On Jul 11, 2011, at 12:06 PM, mf wrote:
Has anybody performed an analysis of the PML efficiency at oblique
incidence ? I am considering a band gap material, and in the gap
region the transmission looks fine (1e-6 to 1e-8 values), but the
reflection oscillates with the frequency. The oscillation are around
the correct value of 1 and their amplitude is about 0.1. My guess is
that there is some effective cavity between the sample and the PML
which give rise to the oscillations. Their amplitude decreases as
with increasing resolution.
(I assume that you have uniform medium, then a sample of periodic
bandgap medium, then uniform medium, with PML in the uniform media.)

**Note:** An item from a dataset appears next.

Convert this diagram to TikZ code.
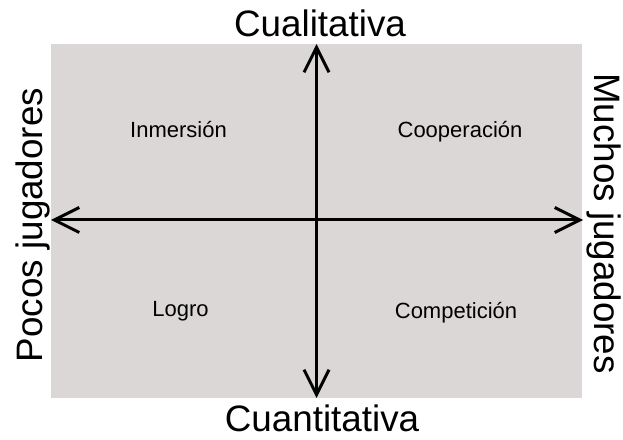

An easy way to check whether this has anything to do with the PML is
to increase the distance between the sample and the PML; if the
oscillations are due to PML reflections then this will increase the
frequency of the oscillations.
The decay coefficient within any PML is well-known to have a
cos(theta) factor, where theta is the incidence angle, which makes the
decay become slower as you approach glancing incidence. However, this
is true even at infinite resolution, so if you are seeing an effect
that decreases with increasing resolution then it is something
different. e.g. it may be transition reflections, which you can also
decrease by making the PML thicker instead of increasing the resolution.
Transition reflections also increase as you approach glancing
incidence, because at glancing incidence the phase-velocity mismatch
between incident and reflected waves goes to zero. See e.g. equation
(13) in our paper:
http://www.opticsinfobase.org/abstract.cfm?URI=oe-16-15-11376
The next question is why you would be getting glancing-angle waves.
Glancing-angle waves will occur right after the onset of each
diffracted order. However, for normal-incident light, the first
diffracted order occurs when the wavelength drops below the period,
but since you say you are looking around the band gap then I'm
guessing you are operating at a longer wavelength than this.
Merely oblique waves that are are not approaching glancing incidence,
however, should not normally be a problem. Is there some reason why
you think you may have near-glancing waves?